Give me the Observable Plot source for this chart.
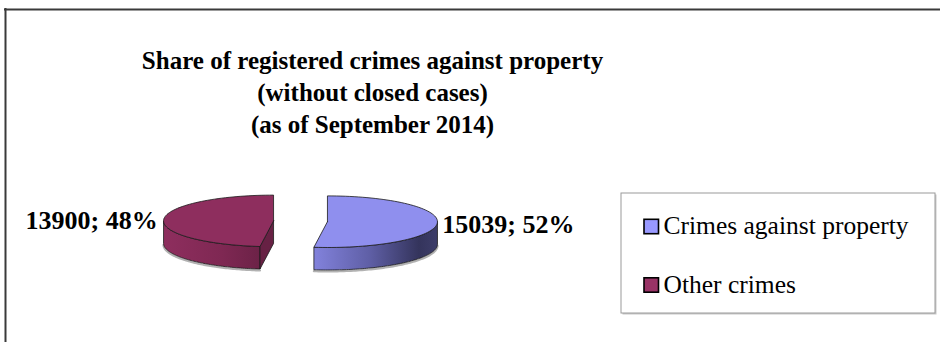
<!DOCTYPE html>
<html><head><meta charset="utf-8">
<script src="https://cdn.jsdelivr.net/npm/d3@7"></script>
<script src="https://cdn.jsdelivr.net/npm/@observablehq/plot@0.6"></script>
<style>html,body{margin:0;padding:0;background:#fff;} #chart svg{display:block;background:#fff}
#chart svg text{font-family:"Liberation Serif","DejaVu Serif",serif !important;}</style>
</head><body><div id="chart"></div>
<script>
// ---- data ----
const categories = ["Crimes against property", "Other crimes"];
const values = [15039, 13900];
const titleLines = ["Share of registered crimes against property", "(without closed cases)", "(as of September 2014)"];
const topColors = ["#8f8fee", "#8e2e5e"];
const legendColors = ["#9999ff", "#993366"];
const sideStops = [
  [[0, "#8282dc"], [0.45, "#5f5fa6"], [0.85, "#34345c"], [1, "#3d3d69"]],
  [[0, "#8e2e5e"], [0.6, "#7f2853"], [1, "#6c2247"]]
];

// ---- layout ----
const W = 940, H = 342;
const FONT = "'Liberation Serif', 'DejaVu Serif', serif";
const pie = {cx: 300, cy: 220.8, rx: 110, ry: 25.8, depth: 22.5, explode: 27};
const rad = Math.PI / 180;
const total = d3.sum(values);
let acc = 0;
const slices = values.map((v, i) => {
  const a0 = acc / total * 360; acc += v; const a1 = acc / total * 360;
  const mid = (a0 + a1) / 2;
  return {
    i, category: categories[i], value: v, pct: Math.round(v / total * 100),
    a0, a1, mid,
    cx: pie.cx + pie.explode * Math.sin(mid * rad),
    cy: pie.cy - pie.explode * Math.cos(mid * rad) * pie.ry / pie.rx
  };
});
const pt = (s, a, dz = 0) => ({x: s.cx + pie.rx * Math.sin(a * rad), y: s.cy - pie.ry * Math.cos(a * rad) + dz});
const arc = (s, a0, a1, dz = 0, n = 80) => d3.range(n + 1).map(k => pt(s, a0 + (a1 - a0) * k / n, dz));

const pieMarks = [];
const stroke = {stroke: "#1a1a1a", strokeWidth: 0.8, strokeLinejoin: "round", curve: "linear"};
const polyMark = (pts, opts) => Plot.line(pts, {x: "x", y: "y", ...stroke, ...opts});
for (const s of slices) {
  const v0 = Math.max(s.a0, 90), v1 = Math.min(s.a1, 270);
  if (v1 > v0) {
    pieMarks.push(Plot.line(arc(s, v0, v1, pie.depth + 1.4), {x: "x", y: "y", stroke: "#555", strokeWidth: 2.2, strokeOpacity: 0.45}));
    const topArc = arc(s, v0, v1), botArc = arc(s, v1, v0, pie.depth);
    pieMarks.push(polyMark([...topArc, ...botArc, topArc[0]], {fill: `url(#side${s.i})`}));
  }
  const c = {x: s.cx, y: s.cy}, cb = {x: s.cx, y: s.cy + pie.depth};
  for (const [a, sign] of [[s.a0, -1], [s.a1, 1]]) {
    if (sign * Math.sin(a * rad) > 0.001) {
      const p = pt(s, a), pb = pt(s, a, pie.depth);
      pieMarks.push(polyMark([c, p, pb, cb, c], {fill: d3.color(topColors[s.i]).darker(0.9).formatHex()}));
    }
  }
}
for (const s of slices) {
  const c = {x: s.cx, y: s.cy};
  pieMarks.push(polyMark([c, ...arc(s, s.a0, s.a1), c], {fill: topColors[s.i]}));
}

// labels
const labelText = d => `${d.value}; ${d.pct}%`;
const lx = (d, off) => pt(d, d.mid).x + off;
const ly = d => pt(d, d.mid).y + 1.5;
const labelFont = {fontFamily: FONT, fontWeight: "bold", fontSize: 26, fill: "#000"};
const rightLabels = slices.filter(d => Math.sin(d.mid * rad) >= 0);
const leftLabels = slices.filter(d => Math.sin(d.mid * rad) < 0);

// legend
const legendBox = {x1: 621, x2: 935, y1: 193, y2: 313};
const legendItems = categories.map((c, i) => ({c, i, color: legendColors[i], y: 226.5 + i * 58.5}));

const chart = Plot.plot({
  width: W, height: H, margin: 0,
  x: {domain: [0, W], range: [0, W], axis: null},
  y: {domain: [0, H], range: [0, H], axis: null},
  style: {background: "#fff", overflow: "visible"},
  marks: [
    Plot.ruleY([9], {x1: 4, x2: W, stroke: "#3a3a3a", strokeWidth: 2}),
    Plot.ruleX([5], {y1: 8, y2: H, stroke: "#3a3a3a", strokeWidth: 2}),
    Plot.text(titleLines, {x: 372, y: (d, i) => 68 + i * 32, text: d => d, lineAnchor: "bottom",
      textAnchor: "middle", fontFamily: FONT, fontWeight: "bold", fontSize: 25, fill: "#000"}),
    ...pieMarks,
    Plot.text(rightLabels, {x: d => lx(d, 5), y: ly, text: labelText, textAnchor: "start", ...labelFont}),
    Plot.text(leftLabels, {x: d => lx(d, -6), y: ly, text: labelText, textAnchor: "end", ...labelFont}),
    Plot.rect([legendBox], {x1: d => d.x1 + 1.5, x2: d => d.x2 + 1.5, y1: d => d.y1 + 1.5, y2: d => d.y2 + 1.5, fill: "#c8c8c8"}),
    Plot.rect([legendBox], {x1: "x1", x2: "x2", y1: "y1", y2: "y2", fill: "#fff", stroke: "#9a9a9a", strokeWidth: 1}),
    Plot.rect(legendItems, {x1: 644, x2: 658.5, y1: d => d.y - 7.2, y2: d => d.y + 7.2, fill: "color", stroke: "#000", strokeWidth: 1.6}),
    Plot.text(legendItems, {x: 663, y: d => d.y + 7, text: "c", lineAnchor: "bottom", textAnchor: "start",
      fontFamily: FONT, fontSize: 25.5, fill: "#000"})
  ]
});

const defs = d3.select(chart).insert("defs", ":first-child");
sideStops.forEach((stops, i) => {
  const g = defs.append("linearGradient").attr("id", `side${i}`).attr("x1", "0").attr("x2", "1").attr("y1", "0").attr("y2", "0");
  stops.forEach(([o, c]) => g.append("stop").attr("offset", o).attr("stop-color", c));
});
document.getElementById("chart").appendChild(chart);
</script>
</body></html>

..........

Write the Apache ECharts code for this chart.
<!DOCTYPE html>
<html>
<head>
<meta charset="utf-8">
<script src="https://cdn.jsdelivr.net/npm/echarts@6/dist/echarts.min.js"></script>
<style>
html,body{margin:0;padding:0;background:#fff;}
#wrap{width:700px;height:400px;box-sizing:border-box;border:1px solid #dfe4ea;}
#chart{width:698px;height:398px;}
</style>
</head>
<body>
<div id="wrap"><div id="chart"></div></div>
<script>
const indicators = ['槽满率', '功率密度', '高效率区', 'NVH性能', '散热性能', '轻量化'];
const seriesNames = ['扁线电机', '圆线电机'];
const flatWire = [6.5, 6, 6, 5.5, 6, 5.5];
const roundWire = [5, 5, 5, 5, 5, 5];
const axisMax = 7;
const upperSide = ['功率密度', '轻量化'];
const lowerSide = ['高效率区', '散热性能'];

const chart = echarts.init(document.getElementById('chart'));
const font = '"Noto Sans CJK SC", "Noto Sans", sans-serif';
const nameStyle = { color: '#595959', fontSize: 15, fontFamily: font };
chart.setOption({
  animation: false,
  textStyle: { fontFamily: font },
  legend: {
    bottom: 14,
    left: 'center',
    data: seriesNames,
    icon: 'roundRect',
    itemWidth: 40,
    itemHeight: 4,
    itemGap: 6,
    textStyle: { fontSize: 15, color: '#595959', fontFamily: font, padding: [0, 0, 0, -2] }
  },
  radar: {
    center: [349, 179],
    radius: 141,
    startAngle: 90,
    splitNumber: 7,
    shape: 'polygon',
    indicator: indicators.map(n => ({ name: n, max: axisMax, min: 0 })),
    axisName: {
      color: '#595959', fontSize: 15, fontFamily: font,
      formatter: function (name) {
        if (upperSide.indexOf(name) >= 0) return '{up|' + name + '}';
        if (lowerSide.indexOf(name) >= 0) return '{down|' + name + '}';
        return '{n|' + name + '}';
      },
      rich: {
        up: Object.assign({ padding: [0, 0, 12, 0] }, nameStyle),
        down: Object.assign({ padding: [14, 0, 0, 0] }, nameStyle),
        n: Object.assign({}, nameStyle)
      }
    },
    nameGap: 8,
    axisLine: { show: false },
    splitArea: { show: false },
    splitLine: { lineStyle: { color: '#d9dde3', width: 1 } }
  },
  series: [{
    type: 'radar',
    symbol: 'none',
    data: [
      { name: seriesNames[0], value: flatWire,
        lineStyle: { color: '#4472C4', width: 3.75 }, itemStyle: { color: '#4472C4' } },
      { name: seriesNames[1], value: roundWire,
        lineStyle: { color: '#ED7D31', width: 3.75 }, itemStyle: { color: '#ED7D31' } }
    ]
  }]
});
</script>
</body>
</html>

..........

## What you will do
Look through the listing above and count the lines where the string "this" appears. Report the number only.

## Answer to the problem
2